Columnist, Music Critic, Bane of the Too-Serious

Ewing Video

Outside is the real world: a typically depressed suburban St. Pete strip-mall heavy on bargain-bin closeout stores. Inside is what must be one of the best selections of flicks for rent in the Bay area, curated by a small, friendly staff that actually cares about its customers´ needs. Personally, it satisfies my tastes and philosophies on almost every level. It´s an independent business. Its employees are knowledgeable without that irritatingly frequent side effect of automatically assuming all of their customers are ignoramuses. And it offers a collection of movies that balances obscure and indie fare (including the contemporary straight-to-DVD horror travesties to which I´m addicted) with the quality mainstream stuff that you might actually want to see. I might add that not only did they track down a rental copy of the Where The Buffalo Roam DVD after I wrote a column detailing my futile attempts to find one, but they also occasionally let me bring my puppy Milo inside — he´s often with me, as the store is a short walk from my house — providing it´s late and other customers are scarce.

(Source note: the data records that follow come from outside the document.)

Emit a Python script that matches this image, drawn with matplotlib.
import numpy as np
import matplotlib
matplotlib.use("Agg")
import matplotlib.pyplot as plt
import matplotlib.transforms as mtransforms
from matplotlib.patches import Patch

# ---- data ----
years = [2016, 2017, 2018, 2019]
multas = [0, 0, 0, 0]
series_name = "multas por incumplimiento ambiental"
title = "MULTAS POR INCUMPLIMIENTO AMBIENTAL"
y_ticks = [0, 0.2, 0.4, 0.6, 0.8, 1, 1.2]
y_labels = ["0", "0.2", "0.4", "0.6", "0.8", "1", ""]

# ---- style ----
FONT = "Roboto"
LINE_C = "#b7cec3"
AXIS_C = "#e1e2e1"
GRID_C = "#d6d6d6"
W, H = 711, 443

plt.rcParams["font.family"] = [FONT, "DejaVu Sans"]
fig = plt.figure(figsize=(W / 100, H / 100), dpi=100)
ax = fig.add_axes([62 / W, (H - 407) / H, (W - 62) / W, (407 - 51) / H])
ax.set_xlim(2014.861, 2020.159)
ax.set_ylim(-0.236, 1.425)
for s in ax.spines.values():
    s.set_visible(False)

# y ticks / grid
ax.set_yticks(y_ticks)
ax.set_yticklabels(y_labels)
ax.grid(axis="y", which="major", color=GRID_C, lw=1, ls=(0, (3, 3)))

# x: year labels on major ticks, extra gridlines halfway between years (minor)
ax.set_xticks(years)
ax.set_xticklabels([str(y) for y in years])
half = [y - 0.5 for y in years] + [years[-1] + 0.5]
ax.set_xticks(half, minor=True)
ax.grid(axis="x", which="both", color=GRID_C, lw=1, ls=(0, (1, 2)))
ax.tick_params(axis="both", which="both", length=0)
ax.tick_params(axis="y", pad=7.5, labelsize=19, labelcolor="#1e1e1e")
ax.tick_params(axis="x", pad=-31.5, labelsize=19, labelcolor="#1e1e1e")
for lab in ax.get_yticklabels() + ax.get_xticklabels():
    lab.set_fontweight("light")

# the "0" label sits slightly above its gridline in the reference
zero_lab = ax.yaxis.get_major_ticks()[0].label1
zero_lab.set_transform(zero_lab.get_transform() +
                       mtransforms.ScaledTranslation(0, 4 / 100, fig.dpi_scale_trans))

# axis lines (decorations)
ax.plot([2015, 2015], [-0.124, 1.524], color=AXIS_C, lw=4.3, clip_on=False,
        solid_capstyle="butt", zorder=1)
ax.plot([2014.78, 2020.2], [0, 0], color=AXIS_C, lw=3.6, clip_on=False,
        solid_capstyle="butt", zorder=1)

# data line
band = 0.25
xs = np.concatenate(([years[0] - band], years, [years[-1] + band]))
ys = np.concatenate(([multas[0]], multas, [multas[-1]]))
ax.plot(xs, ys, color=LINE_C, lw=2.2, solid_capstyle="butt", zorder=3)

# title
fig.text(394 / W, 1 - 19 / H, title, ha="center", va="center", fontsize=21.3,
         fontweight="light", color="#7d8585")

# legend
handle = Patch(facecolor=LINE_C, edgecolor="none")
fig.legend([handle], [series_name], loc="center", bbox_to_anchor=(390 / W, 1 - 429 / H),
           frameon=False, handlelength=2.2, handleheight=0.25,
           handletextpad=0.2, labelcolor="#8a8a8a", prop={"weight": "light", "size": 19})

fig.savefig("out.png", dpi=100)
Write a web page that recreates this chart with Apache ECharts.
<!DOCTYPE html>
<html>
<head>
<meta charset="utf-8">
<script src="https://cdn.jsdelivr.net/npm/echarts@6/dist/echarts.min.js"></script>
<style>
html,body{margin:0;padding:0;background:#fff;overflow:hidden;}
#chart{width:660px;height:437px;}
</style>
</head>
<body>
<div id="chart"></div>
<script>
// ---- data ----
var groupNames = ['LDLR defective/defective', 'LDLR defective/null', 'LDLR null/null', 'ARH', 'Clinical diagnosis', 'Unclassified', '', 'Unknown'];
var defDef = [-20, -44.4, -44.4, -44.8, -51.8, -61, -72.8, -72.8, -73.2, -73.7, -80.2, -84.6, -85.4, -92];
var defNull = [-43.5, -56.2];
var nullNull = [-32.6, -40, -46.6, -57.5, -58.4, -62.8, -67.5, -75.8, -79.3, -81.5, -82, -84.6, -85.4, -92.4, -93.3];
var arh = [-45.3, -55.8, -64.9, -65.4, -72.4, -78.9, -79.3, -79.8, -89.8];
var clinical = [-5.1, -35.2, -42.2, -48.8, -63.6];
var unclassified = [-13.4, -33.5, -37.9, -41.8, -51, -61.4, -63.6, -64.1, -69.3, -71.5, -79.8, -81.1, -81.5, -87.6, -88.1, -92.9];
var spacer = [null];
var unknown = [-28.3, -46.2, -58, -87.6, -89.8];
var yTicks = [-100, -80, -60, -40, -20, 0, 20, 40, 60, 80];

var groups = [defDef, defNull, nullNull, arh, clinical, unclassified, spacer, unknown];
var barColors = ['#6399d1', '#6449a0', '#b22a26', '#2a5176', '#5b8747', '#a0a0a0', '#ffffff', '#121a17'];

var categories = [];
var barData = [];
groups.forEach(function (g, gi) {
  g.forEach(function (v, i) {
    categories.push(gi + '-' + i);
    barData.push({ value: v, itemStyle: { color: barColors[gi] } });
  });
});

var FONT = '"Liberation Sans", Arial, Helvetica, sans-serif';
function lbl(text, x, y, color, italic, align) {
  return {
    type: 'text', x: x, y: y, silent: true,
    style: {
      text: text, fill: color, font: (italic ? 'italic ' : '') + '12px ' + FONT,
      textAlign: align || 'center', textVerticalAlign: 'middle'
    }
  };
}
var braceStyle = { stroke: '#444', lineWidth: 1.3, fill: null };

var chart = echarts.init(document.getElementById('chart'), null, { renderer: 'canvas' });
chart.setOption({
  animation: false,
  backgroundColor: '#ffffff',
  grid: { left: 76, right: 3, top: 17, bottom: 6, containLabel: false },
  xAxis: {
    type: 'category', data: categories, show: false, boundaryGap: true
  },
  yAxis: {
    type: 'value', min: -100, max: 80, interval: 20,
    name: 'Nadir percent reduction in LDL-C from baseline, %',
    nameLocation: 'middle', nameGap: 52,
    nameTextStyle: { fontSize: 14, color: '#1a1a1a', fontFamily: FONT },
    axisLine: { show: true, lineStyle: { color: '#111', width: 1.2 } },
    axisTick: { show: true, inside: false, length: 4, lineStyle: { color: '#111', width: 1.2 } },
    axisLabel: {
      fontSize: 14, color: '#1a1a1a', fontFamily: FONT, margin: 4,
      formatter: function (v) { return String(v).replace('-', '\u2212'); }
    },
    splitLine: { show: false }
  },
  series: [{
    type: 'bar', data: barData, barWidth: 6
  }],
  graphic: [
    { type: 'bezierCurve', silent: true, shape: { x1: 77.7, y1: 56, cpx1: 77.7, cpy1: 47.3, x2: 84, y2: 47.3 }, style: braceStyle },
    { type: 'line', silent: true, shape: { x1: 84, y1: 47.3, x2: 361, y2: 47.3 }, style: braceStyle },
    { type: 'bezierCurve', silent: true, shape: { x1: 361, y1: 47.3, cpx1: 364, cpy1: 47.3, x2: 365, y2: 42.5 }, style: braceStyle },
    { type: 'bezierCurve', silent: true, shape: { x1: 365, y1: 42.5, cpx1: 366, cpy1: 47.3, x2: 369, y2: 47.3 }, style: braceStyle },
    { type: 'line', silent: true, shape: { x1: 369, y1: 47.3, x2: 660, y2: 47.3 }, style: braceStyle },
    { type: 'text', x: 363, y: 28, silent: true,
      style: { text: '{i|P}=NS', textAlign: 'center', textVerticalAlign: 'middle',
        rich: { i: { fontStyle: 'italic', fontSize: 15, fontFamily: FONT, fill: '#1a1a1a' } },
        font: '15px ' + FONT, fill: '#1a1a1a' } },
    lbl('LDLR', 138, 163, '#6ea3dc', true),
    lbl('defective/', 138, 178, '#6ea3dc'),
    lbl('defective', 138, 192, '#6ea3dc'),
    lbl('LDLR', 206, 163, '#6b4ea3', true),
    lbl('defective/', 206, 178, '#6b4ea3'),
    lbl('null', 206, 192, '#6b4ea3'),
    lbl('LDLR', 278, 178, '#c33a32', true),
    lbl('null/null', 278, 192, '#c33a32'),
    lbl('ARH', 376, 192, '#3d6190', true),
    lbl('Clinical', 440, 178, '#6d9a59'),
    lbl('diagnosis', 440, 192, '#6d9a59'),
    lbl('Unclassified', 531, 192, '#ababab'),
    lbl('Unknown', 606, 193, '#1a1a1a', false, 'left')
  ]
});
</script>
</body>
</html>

Ewing Video, 898 49th St. N., St. Petersburg, 727-323-8872,

Fishing out of Casey Key

I´ve got a buddy who keeps his offshore boat moored behind a retired gentleman´s house near the north end of this Sarasota County island. (Note to budgeted boat owners: Renting residential dock space is definitely a viable alternative to marinas. You don´t get the extras, but it´s a hell of a lot cheaper, and your boat is always in the water and ready to go.) And while it´s only an hour south of my pad, heading down there always feels like a vacation. It could be the Key´s politely tourist-y character, or the way that the big-money houses along the inlets look and feel more like Lauderdale than Tierra Verde. But it just seems like more than a three-hour tour. There are drawbacks — the inconsiderate, drunk or simply incompetent yahoos who often congest the inshore waterways on weekends being chief among them. It´s worth it, however; the bottom structures that attract game fish are closer to the beach than most Pinellas hotspots, so the few extra minutes you spend giving Captain Martini the finger are made up once you clear the pass. Plus, the water is clear, the scenery is gorgeous, and the seasonal fisheries (like kingfish) often heat up earlier in the year than they do even a few miles farther north.

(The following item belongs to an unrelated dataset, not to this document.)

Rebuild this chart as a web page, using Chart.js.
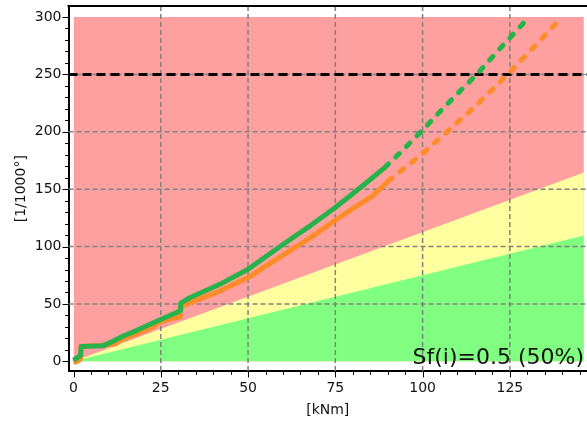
<!DOCTYPE html>
<html>
<head>
<meta charset="utf-8">
<script src="https://cdn.jsdelivr.net/npm/chart.js@4/dist/chart.umd.min.js"></script>
<style>
  html, body { margin: 0; padding: 0; background: #fff; }
  #wrap { width: 587px; height: 423px; }
</style>
</head>
<body>
<div id="wrap"><canvas id="angleChart"></canvas></div>
<script>
// twist angle vs torque, measured part solid, projected part dashed
var greenMeasuredX = [0, 1.2, 2, 2.2, 8.4, 11.3, 14.1, 18, 21.8, 25.6, 29.4, 30.6, 30.7, 33.3, 41.9, 50, 61, 68, 74.8, 80, 85.8, 89.2];
var greenMeasuredY = [1, 3.5, 5, 13, 13.5, 17.5, 21.9, 26.8, 32.1, 37.4, 42.3, 44.5, 50.7, 55.4, 67.1, 80.2, 104, 118.5, 133.6, 146, 160.4, 169];
var greenForecastX = [89.2, 94, 99.5, 107, 115.5, 122, 129];
var greenForecastY = [169, 183, 200, 224, 250, 272, 295];

var orangeMeasuredX = [0, 1, 2, 2.2, 8, 10, 12.2, 12.8, 15, 18, 22, 25, 28, 30.3, 30.5, 33.3, 41.9, 50, 61, 68, 74.8, 80, 85.8, 87.7, 90.1];
var orangeMeasuredY = [-1, 0, 2, 13, 14, 14.5, 15.5, 17.5, 20.5, 24, 29, 34.5, 37, 38.5, 47, 51, 61.2, 73, 94.5, 108, 122.5, 133, 144.4, 150, 157];
var orangeForecastX = [90.1, 100, 107, 115, 124.4, 131, 138.4];
var orangeForecastY = [157, 181, 200, 222, 250, 271, 295];

// zone boundaries (lower edge is the x axis)
var zoneX = [0, 146.2];
var redTop = [300, 300];
var yellowTop = [0, 164.5];
var greenTop = [0, 109.6];

var limitValue = 250;
var xMin = -1.43, xMax = 147.1;
var yMin = -8.75, yMax = 309.6;

// axis ticks: labelled every xLabelStep / yLabelStep, minor marks in between
var xTickStep = 5, xLabelStep = 25, xTickLast = 145;
var yTickStep = 10, yLabelStep = 50, yTickLast = 300;
var factorLabel = 'Sf(i)=0.5 (50%)';

function pts(xs, ys) {
  return xs.map(function (v, i) { return { x: v, y: ys[i] }; });
}
function tickList(step, last) {
  var out = [];
  for (var v = 0; v <= last; v += step) out.push({ value: v });
  return out;
}

var FONT = 'DejaVu Sans';
var INK = '#111';

var overlay = {
  id: 'overlay',
  afterDatasetDraw: function (chart, args) {
    if (args.index !== 2) return; // grid goes above the zones, under the curves
    var ctx = chart.ctx, a = chart.chartArea, sx = chart.scales.x, sy = chart.scales.y;
    ctx.save();
    ctx.strokeStyle = '#808080';
    ctx.lineWidth = 1.5;
    ctx.setLineDash([5, 3]);
    ctx.beginPath();
    sx.ticks.forEach(function (t) {
      if (t.value <= 0 || t.value % xLabelStep !== 0) return;
      var p = sx.getPixelForValue(t.value);
      ctx.moveTo(p, a.top); ctx.lineTo(p, a.bottom);
    });
    sy.ticks.forEach(function (t) {
      if (t.value <= 0 || t.value >= yTickLast || t.value % yLabelStep !== 0) return;
      var p = sy.getPixelForValue(t.value);
      ctx.moveTo(a.left, p); ctx.lineTo(a.right, p);
    });
    ctx.stroke();
    ctx.restore();
  },
  afterDatasetsDraw: function (chart) {
    var ctx = chart.ctx, a = chart.chartArea, sy = chart.scales.y;
    ctx.save();
    ctx.fillStyle = INK;
    ctx.font = '22px "' + FONT + '"';
    ctx.textAlign = 'right';
    ctx.textBaseline = 'alphabetic';
    ctx.fillText(factorLabel, a.right - 3, sy.getPixelForValue(0) + 3);
    ctx.restore();
  },
  afterDraw: function (chart) {
    var ctx = chart.ctx, a = chart.chartArea, sx = chart.scales.x, sy = chart.scales.y;
    ctx.save();
    ctx.strokeStyle = '#000';
    ctx.lineWidth = 1;
    ctx.beginPath();
    sx.ticks.forEach(function (t) {
      var p = Math.round(sx.getPixelForValue(t.value)) + 0.5;
      var len = t.value % xLabelStep === 0 ? 6 : 3.5;
      ctx.moveTo(p, a.bottom); ctx.lineTo(p, a.bottom + len);
    });
    sy.ticks.forEach(function (t) {
      var p = Math.round(sy.getPixelForValue(t.value)) + 0.5;
      var len = t.value % yLabelStep === 0 ? 6 : 3.5;
      ctx.moveTo(a.left, p); ctx.lineTo(a.left - len, p);
    });
    ctx.stroke();
    ctx.lineWidth = 2;
    ctx.beginPath();
    ctx.moveTo(a.left - 1, a.top); ctx.lineTo(a.right, a.top);
    ctx.stroke();
    ctx.restore();
  }
};

var ctx = document.getElementById('angleChart').getContext('2d');
var angleChart = new Chart(ctx, {
  type: 'line',
  data: {
    datasets: [
      { data: pts(zoneX, redTop), backgroundColor: 'rgb(255,160,160)', fill: 'origin', borderWidth: 0, order: 9 },
      { data: pts(zoneX, yellowTop), backgroundColor: 'rgb(255,255,160)', fill: 'origin', borderWidth: 0, order: 8 },
      { data: pts(zoneX, greenTop), backgroundColor: 'rgb(128,255,128)', fill: 'origin', borderWidth: 0, order: 7 },
      { data: pts([xMin, xMax], [limitValue, limitValue]), borderColor: '#000', borderWidth: 3, borderDash: [9, 5], order: 6 },
      { data: pts(orangeForecastX, orangeForecastY), borderColor: 'rgb(255,140,40)', borderWidth: 5, borderDash: [5, 10], borderCapStyle: 'round', order: 5 },
      { data: pts(greenForecastX, greenForecastY), borderColor: 'rgb(40,178,76)', borderWidth: 5, borderDash: [5, 10], borderCapStyle: 'round', order: 4 },
      { data: pts(orangeMeasuredX, orangeMeasuredY), borderColor: 'rgb(255,140,40)', borderWidth: 5, borderJoinStyle: 'round', order: 3 },
      { data: pts(greenMeasuredX, greenMeasuredY), borderColor: 'rgb(40,178,76)', borderWidth: 5, borderJoinStyle: 'round', order: 2 }
    ]
  },
  options: {
    responsive: true,
    maintainAspectRatio: false,
    animation: false,
    events: [],
    layout: { padding: { top: 6, right: 0, bottom: 4, left: 13 } },
    elements: { point: { radius: 0 }, line: { tension: 0 } },
    plugins: { legend: { display: false }, tooltip: { enabled: false } },
    scales: {
      x: {
        type: 'linear',
        min: xMin, max: xMax,
        afterBuildTicks: function (s) { s.ticks = tickList(xTickStep, xTickLast); },
        ticks: {
          autoSkip: false, maxRotation: 0, padding: 3,
          color: INK, font: { family: FONT, size: 14 },
          callback: function (v) { return v % xLabelStep === 0 ? v : ''; }
        },
        grid: { drawOnChartArea: false, drawTicks: true, tickLength: 6, tickColor: 'rgba(0,0,0,0)' },
        border: { display: true, color: '#000', width: 2 },
        title: { display: true, text: '[kNm]', color: INK, font: { family: FONT, size: 14 }, padding: { top: 2, bottom: 0 } }
      },
      y: {
        min: yMin, max: yMax,
        afterBuildTicks: function (s) { s.ticks = tickList(yTickStep, yTickLast); },
        // end labels sit inside the range, so no extra room above/below
        afterFit: function (s) { s.paddingTop = 0; s.paddingBottom = 0; },
        ticks: {
          autoSkip: false, padding: 1,
          color: INK, font: { family: FONT, size: 14 },
          callback: function (v) { return v % yLabelStep === 0 ? v : ''; }
        },
        grid: { drawOnChartArea: false, drawTicks: true, tickLength: 6, tickColor: 'rgba(0,0,0,0)' },
        border: { display: true, color: '#000', width: 2 },
        title: { display: true, text: '[1/1000°]', color: INK, font: { family: FONT, size: 14 }, padding: { top: 0, bottom: 4 } }
      }
    }
  },
  plugins: [overlay]
});
</script>
</body>
</html>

Fountains of Wayne @ Orlando´s House of Blues

New York/Jersey power-pop geniuses Fountains of Wayne have been a hit with Bay area hipsters/indie-rock fans since their eponymous ´96 debut, and last year´s Cars-esque hit ¨Stacy´s Mom¨ endeared them to a host of radio listeners. Considering the fact that they hadn´t played a Central Florida gig in years, I headed to their Orlando House of Blues show back in April expecting to find a sold-out room liberally peppered with familiar faces from the Tampa/St. Pete scene. What I discovered instead was a hall half-full of men and women considerably older than me, and their toddlers. Weird. On top of that, the only other locals Peaches and I ran into were two-thirds of power-pop act Barely Pink, and their friends and families. So only a handful of us were able to smugly report to our comrades the following day that they´d missed what was easily one of the best live sets of the year. Following a disturbing car-wreck of a solo set by former Lemonheads frontman/songwriter/disturbing car-wreck Evan Dando, FoW staged a nearly perfect show of volume, harmonies and humor. Three encores later, we drove home wondering what could possibly keep fans from spending a measly couple of hours on the road in return for such a memorable performance.

Margaret Murray

She´s a friend, so I didn´t consider her e-mail an actual letter to the editor, but former Madstone Theaters Manager Murray´s response to a column I wrote about shopping malls was so clever and hopeful that I thought it deserved special mention. The ¨Field Trip¨ in question was specifically about Pinellas County´s slowly expiring Parkside Mall, and generally about the idea that all malls, and the lands they occupy, are doomed from the get-go. Murray´s reaction was to suggest that these behemoths, which all eventually sit vacant and eroding as their conceivers search in vain for another developer/investor, would make perfect complexes for a grouped plethora of social services.

¨The Health Department can be set up in one of the big department stores, and the Unemployment Office can be set up in another,¨ she writes. ¨The Housing Department can have a store, the food-stamp office can have their own space … I´m sure there are a million agencies I´m not thinking of, but they could all fit under one roof.¨

Murray goes on to theorize that local nonprofits could get breaks on the rent, and points out that malls are always located along main bus lines.

That´s fucking genius. And while plenty of folks out there are currently snorting at the idea of a developer being so charitable, or of a government pulling it off (Margaret herself ends her letter by saying she´s ¨stepping back down out of the clouds now¨), just thinking about it makes me feel a little better about being human.